Unlike those of lush, Dionysian Esalen—with whom Tassajara shares a friendly relationship—the grounds of the Mountain Center are serene, even austere. The compact layout of the property is bookended by monks’ housing at one end and a newly built “green” retreat center at the other. The monastery’s stately zendo—where group meditation and evening dharma talks are held—rises from the center of the property, providing anchor to the surrounding, low-lying buildings. 

If you’re not participating in a public program, your days are left open for hiking the numerous trails running through the property, taking long soaks in the mineral springs-fed bathhouse, or partaking in prolonged contemplation in a thoroughly WiFi-free environment. On our second afternoon there, program director David Zimmerman suggested that I take a walk down through “The Narrows,” a riverside trail where, as he put it, “you might have to slip off your shoes once or twice.” 

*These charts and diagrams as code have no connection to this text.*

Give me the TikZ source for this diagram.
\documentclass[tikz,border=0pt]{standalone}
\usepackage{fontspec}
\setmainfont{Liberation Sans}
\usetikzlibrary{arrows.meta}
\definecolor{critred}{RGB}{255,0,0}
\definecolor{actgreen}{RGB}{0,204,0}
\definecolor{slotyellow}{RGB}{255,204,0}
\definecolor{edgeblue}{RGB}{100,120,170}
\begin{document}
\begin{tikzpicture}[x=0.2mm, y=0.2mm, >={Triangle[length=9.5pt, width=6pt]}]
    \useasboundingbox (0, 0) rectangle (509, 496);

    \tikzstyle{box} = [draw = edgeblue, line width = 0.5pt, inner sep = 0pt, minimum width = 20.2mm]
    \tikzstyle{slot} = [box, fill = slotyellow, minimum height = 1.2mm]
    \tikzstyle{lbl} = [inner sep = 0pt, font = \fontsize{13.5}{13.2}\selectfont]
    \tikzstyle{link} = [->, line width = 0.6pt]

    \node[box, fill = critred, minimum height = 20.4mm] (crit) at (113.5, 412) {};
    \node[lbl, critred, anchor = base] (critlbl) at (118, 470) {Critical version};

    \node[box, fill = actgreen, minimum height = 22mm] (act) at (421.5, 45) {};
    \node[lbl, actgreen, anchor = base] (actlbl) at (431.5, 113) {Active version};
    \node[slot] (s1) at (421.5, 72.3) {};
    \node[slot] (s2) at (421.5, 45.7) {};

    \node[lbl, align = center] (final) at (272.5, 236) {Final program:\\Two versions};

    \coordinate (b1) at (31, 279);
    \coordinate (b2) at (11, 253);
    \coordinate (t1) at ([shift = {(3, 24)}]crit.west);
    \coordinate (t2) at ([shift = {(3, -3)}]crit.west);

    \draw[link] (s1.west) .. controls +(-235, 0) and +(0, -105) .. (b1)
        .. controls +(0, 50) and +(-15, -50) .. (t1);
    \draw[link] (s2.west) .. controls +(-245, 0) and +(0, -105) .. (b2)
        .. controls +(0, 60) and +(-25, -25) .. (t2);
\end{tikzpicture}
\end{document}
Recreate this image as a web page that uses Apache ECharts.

To make a long story short, my hiking companion and I went, unintentionally, a little off-trail. Ok, a lot. Several waist-deep river crossings and one six-inch-long gash in my calf later, we had pushed the retreat experience a little further into adventure territory than expected. I wondered, only half-jokingly, whether Zimmerman had sent us on the hike as some kind of Zen-koan Ultimate Challenge. 

Which wouldn’t necessarily be out of character—in 2008, Zimmerman and four fellow monks remained on property while that summer’s Big Sur wildfires raged through the valley. Encouraged by local fire agencies to evacuate, the monks decided instead to hold their ground, pumping water from the creek to fend off the flames. The account of their heroic vigil forms the basis of Fire Monks, a just published page-turner that shows, at the risk of sounding flip, just how bad-ass Zen monks can be.      

I’d be remiss if I didn’t say something—or a lot—about the food. Speaking as a veteran of many retreat centers’ mess halls, the Tassajara kitchen is a revelation. Which shouldn’t be a surprise; after all, the San Francisco Zen Center operates San Francisco’s renowned Greens vegetarian restaurant, and the Tassajara Bread Book has been a perennial bestseller since its original publication in 1970. Suffice it to say that Una Pizza Napoletana can’t hold a candle to the pizza coming out of these ovens, and the lusty, decidedly non-ascetic lemon bars would have made my grandmother weep.

Trying to describe what happens internally at a spiritual retreat center is a tricky business. To say that one leaves “refreshed” or “relaxed” can diminish the subtle shifts—in perception, in sensitivity—that can occur. At Tassajara, these shifts seem to be the direct result of being in close proximity to the monks’ meditation practice, which is elegant and orthodox without seeming over-serious. Each mealtime, we would hear long, spontaneous roars of laughter coming from the monks’ separate mess hall, indicating that spiritual devotion and rollicking joy are hardly mutually exclusive. 

Making the trip to Tassajara is not a casual affair. The last one-and-a-half hours of the car journey, through a winding one-way mountain road, will rattle your bones and nerves. But it’s worth it—there are many public programs left this guest season, and plenty of room for personal retreat. If you want to meet David Zimmerman and the other Fire Monks, they’ll be at the City Center this Thursday night, signing copies of the new book and previewing an in-progress documentary about the fire. You’ll be inspired; you’ll be stimulated; there’s also a good chance you’ll laugh all the way home.